# [STATED EXERCISE]
Scan the lines below for the word "Give". Copy each line you find it in.

# [MATERIAL PROVIDED]
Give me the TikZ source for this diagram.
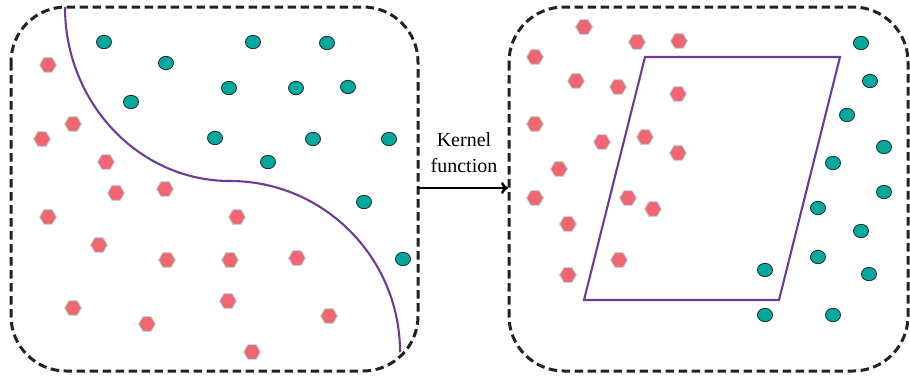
\documentclass[tikz,border=0pt]{standalone}
\usepackage{fontspec}
\setmainfont{Liberation Serif}
\usetikzlibrary{arrows.meta}
\definecolor{hexfill}{HTML}{F26571}
\definecolor{hexline}{HTML}{A8DCD8}
\definecolor{dotfill}{HTML}{00A99D}
\definecolor{dotline}{HTML}{1E2A28}
\definecolor{bound}{HTML}{6B3A9B}
\definecolor{boxline}{HTML}{222222}
\tikzset{
  panel/.style={draw=boxline, line width=3bp, dash pattern=on 8.5bp off 4.5bp, rounded corners=55bp},
  boundary/.style={draw=bound, line width=2.1bp},
  hexmark/.style={fill=hexfill, draw=hexline, line width=0.9bp},
  dotmark/.style={fill=dotfill, draw=dotline, line width=0.8bp},
  kernarrow/.style={draw=black, line width=2.5bp, -{To[length=7bp,width=12bp,line width=2.5bp]}},
  lbl/.style={font=\fontsize{20bp}{26bp}\selectfont, align=center, inner sep=0pt}
}
\newcommand{\hexat}[2]{\path[hexmark] (#1,#2) ++(8.4,0) -- ++(120:8.4) -- ++(180:8.4) -- ++(240:8.4) -- ++(300:8.4) -- ++(0:8.4) -- cycle;}
\newcommand{\dotat}[2]{\path[dotmark] (#1,#2) ellipse [x radius=7.5, y radius=6.7];}
\begin{document}
\begin{tikzpicture}[x=1bp, y=-1bp]
\useasboundingbox (0,0) rectangle (910,379);
% panels
\draw[panel] (11,7) rectangle (418,371);
\draw[panel] (509,7) rectangle (908,371);
% left boundary curve
\draw[boundary] (65,7) .. controls (65,103) and (139,181) .. (230,181)
  .. controls (324,181) and (400,258) .. (400,352);
% right parallelogram
\draw[boundary] (645,57) -- (840,57) -- (779,300) -- (584,300) -- cycle;
% left teal dots
\foreach \x/\y in {104/42, 253/42, 327/43, 166/63, 229/88, 296/88, 348/87, 131/102, 215/138, 313/139, 389/139, 268/162, 364/202, 403/259}
  {\dotat{\x}{\y}}
% left pink hexagons
\foreach \x/\y in {48/65, 73/124, 42/139, 106/162, 116/193, 165/189, 48/217, 237/217, 99/245, 167/260, 230/260, 297/258, 228/301, 73/308, 147/324, 329/316, 252/352}
  {\hexat{\x}{\y}}
% right pink hexagons
\foreach \x/\y in {584/27, 637/42, 679/41, 535/57, 576/81, 618/87, 678/94, 535/124, 602/142, 645/137, 678/153, 559/169, 535/198, 628/198, 653/209, 568/224, 619/260, 568/275}
  {\hexat{\x}{\y}}
% right teal dots
\foreach \x/\y in {861/43, 870/81, 847/115, 884/147, 833/163, 884/192, 818/208, 861/231, 818/257, 869/274, 765/270, 765/315, 833/315}
  {\dotat{\x}{\y}}
% arrow and label
\coordinate (src) at (418,188);
\coordinate (dst) at (508,188);
\draw[kernarrow] (src) -- (dst);
\node[lbl, anchor=base] (klabel) at (464,146) {Kernel};
\node[lbl, anchor=base] (flabel) at (464,172) {function};
\end{tikzpicture}
\end{document}
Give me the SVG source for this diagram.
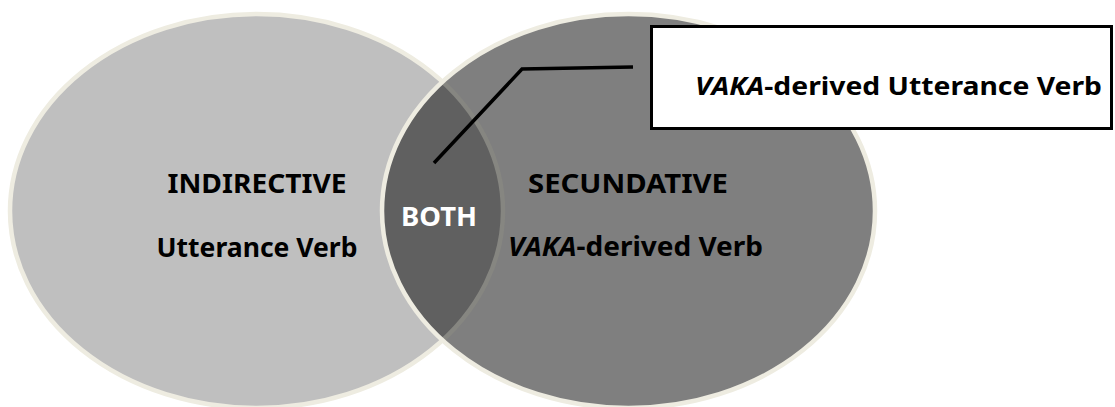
<svg xmlns="http://www.w3.org/2000/svg" width="1115" height="407" viewBox="0 0 1115 407">
<style>
.lbl{font-family:"Noto Sans","Open Sans",sans-serif;font-weight:bold;font-size:27px;fill:#000;text-anchor:middle}
.box{font-family:"Noto Sans","Open Sans",sans-serif;font-weight:bold;font-size:25px;fill:#000;text-anchor:middle}
.edge{fill:none;stroke:#EEECE1;stroke-width:4.5}
</style>
<defs>
<clipPath id="clipR"><ellipse cx="628.5" cy="211" rx="246.5" ry="197"/></clipPath>
</defs>
<rect width="1115" height="407" fill="#fff"/>
<g id="indirective">
<ellipse cx="256.5" cy="211" rx="246.5" ry="197" fill="#BFBFBF" class="edge" style="fill:#BFBFBF"/>
<text class="lbl" x="257" y="193" textLength="179" lengthAdjust="spacingAndGlyphs">INDIRECTIVE</text>
<text class="lbl" x="257" y="257" textLength="201" lengthAdjust="spacingAndGlyphs">Utterance Verb</text>
</g>
<g id="secundative">
<ellipse cx="628.5" cy="211" rx="246.5" ry="197" fill="#7F7F7F"/>
<g clip-path="url(#clipR)">
<ellipse cx="256.5" cy="211" rx="246.5" ry="197" fill="#606060"/>
<ellipse cx="256.5" cy="211" rx="246.5" ry="197" fill="none" stroke="#868681" stroke-width="4.5"/>
</g>
<ellipse cx="628.5" cy="211" rx="246.5" ry="197" class="edge"/>
<text class="lbl" x="628" y="193" textLength="200" lengthAdjust="spacingAndGlyphs">SECUNDATIVE</text>
<text class="lbl" x="635.5" y="256" textLength="255" lengthAdjust="spacingAndGlyphs"><tspan font-style="italic">VAKA</tspan>-derived Verb</text>
</g>
<g id="both">
<text class="lbl" x="439" y="226" textLength="76" lengthAdjust="spacingAndGlyphs" style="fill:#fff">BOTH</text>
</g>
<g id="connectors">
<polyline points="434,163 522,69 633,67" fill="none" stroke="#000" stroke-width="3.5"/>
</g>
<g id="callout">
<rect x="651.5" y="26.5" width="460" height="102" fill="#fff" stroke="#000" stroke-width="3"/>
<text class="box" x="898.5" y="95" textLength="407" lengthAdjust="spacingAndGlyphs"><tspan font-style="italic">VAKA</tspan>-derived Utterance Verb</text>
</g>
</svg>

# [WORKED ANSWER]
Give me the TikZ source for this diagram.
Give me the SVG source for this diagram.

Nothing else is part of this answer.